A central issue is a Caribou herd that was reduced to 11 animals by previous developments. The Treaty 8 West Moberly First Nation, population 193, wants the herd not just protected, but rehabilitated. The First Nation has had a self-imposed moratorium on caribou hunting since 1970.

The BC Court of Appeal decision illustrates the strategic vulnerability of a project that depends on accommodating a central aboriginal interest. First Coal indicates it has spent $65M so far on this coal property, including measures to protect Caribou habitat and winter food supply.

The BC government consulted with the West Moberly First Nation and then issued advanced exploration amendments to the First Coal mining permit, together with licenses to cut and clear up to 41 hectares of woodland for advanced exploration purposes.

A BC Supreme Court judge stayed these permissions for 90 days and directed that a program be put in place to protect and augment the Burnt Pine caribou herd.

The BC government appealed, supported by First Coal.

The 3 appeal judges rendered 3 different decisions.

The Chief Justice supported the finding of the Supreme Court judge that there was inadequate consultation and that the caribou herd should be both protected and augmented.

A second appeal justice agreed that there had been inadequate consultation, but disagreed that it was appropriate to order that the caribou herd be augmented, since the reduction in herd size was not a consequence of First Coal’s activities.

The other appeal justice did not agree that the consultation was inadequate. She also disagreed with ordering the augmentation of the caribou herd. She supported the permits and licenses to First Coal.

Any of the parties might consider appealing this decision to the Supreme Court of Canada. In particular, a majority of the appeal judges took away the West Moberly First Nation’s priority objective, to increase the size of the Burnt Pine caribou herd. BC or First Coal would prefer the result advocated by the dissenting judge who would have set aside the Supreme Court judge’s order entirely.

A proponent does not want to be in the position of spending a lot of money on a promising property only to find that there is a potentially irreconcilable conflict with an aboriginal or treaty right. A proponent does not want to be hostage to a court finding that the government did not properly discharge its constitutional duty to consult and, if necessary, accommodate aboriginal interests. A further appeal to the Supreme Court of Canada would take time and money, and the outcome is not certain.

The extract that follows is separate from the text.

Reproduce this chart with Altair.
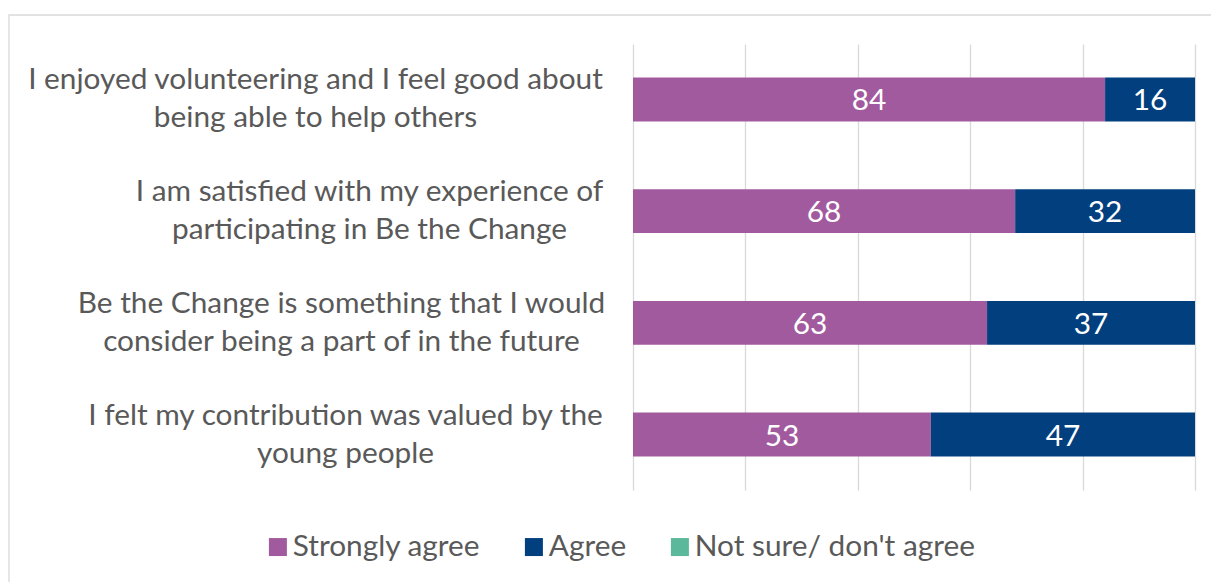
import altair as alt
import pandas as pd

# Survey statements (two display lines each, split on "|")
statements = [
    "I enjoyed volunteering and I feel good about|being able to help others",
    "I am satisfied with my experience of|participating in Be the Change",
    "Be the Change is something that I would|consider being a part of in the future",
    "I felt my contribution was valued by the|young people",
]
responses = ["Strongly agree", "Agree", "Not sure/ don't agree"]
strongly_agree = [84, 68, 63, 53]
agree = [16, 32, 37, 47]
not_sure = [0, 0, 0, 0]
colors = ["#A25A9F", "#023F7F", "#5CB89B"]
grid_values = [0, 20, 40, 60, 80, 100]

rows = []
for i, s in enumerate(statements):
    for k, (r, vals) in enumerate(zip(responses, [strongly_agree, agree, not_sure])):
        rows.append({"statement": s, "response": r, "value": vals[i], "order": k})
df = pd.DataFrame(rows)

FONT = "Lato"
GREY = "#595959"
FS = 29.8

# horizontal distance from the plot edge to the centre of each label block
label_centre_gap = [318, 264, 292, 288]
pad_expr = "[{}][indexof([{}], datum.value)]".format(
    ",".join(str(v) for v in label_centre_gap),
    ",".join("'" + s + "'" for s in statements),
)

y_enc = alt.Y(
    "statement:N",
    sort=statements,
    scale=alt.Scale(paddingInner=0.607, paddingOuter=0.30),
    axis=alt.Axis(
        title=None,
        labelExpr="split(datum.label, '|')",
        labelAlign="center",
        labelBaseline="middle",
        labelPadding=alt.ExprRef(pad_expr),
        labelOffset=-19,
        labelFont=FONT,
        labelFontSize=FS,
        labelLineHeight=38,
        labelColor=GREY,
        labelLimit=0,
        ticks=False,
        domain=False,
        grid=False,
    ),
)

x_enc = alt.X(
    "value:Q",
    stack="zero",
    scale=alt.Scale(domain=[0, 100], nice=False),
    axis=alt.Axis(
        title=None,
        values=grid_values,
        labels=False,
        ticks=False,
        domain=False,
        grid=True,
        gridColor="#d9d9d9",
        gridWidth=1.3,
    ),
)

bars = alt.Chart(df).mark_bar().encode(
    y=y_enc,
    x=x_enc,
    color=alt.Color(
        "response:N",
        scale=alt.Scale(domain=responses, range=colors),
        sort=responses,
        legend=alt.Legend(
            title=None,
            orient="none",
            direction="horizontal",
            legendX=-370,
            legendY=488,
            symbolType="square",
            symbolSize=324,
            symbolStrokeWidth=0,
            symbolOpacity=1,
            labelFont=FONT,
            labelFontSize=FS,
            labelColor=GREY,
            labelOffset=0,
            columnPadding=38,
            labelLimit=0,
        ),
    ),
    order=alt.Order("order:Q"),
)

labels = (
    alt.Chart(df)
    .transform_stack(
        stack="value",
        groupby=["statement"],
        as_=["x0", "x1"],
        sort=[alt.SortField("order")],
    )
    .transform_calculate(mid="(datum.x0 + datum.x1) / 2")
    .transform_filter("datum.value > 0")
    .mark_text(color="white", font=FONT, fontSize=FS, baseline="middle", dy=2)
    .encode(
        y=alt.Y("statement:N", sort=statements),
        x=alt.X("mid:Q"),
        text=alt.Text("value:Q"),
    )
)

frame = (
    alt.Chart(pd.DataFrame({"f": [0]}))
    .mark_rect(fill=None, stroke="#d9d9d9", strokeWidth=1.3)
    .encode(
        x=alt.value(-624),
        x2=alt.value(600),
        y=alt.value(-29),
        y2=alt.value(560),
    )
)

chart = (
    alt.layer(frame, bars, labels)
    .properties(
        width=562,
        height=446,
        autosize=alt.AutoSizeParams(type="none"),
        padding={"left": 633, "top": 44, "right": 16, "bottom": 92},
        background="white",
    )
    .configure_view(stroke=None)
)

chart.save("out.html", embed_options={"renderer": "svg", "actions": False})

Governments do not provide warranties and indemnifications to support the proper discharge of their consultation activities as required by section 35 of the Constitution Act, 1982. In December 2009, Ontario settled a lawsuit brought by Platinex Inc. with both a payment and a future NSR in respect of a property that could not be developed because there was not an accommodation acceptable to the First Nation. However, this is likely to be a rare exception; and Ontario has since amended its Mining Act to address aboriginal consultation issues.

Strategically, aboriginal issues need to be identified at the very earliest stages of analysis of a claim. If agreement cannot then be reached to include both the Crown and the First Nation, the opinion of the courts can be sought before significant exploration expenses are incurred – if that seems worthwhile. Although that involves delay, it can be better than a project hitting roadblocks or mired in legal uncertainties after significant sunk costs.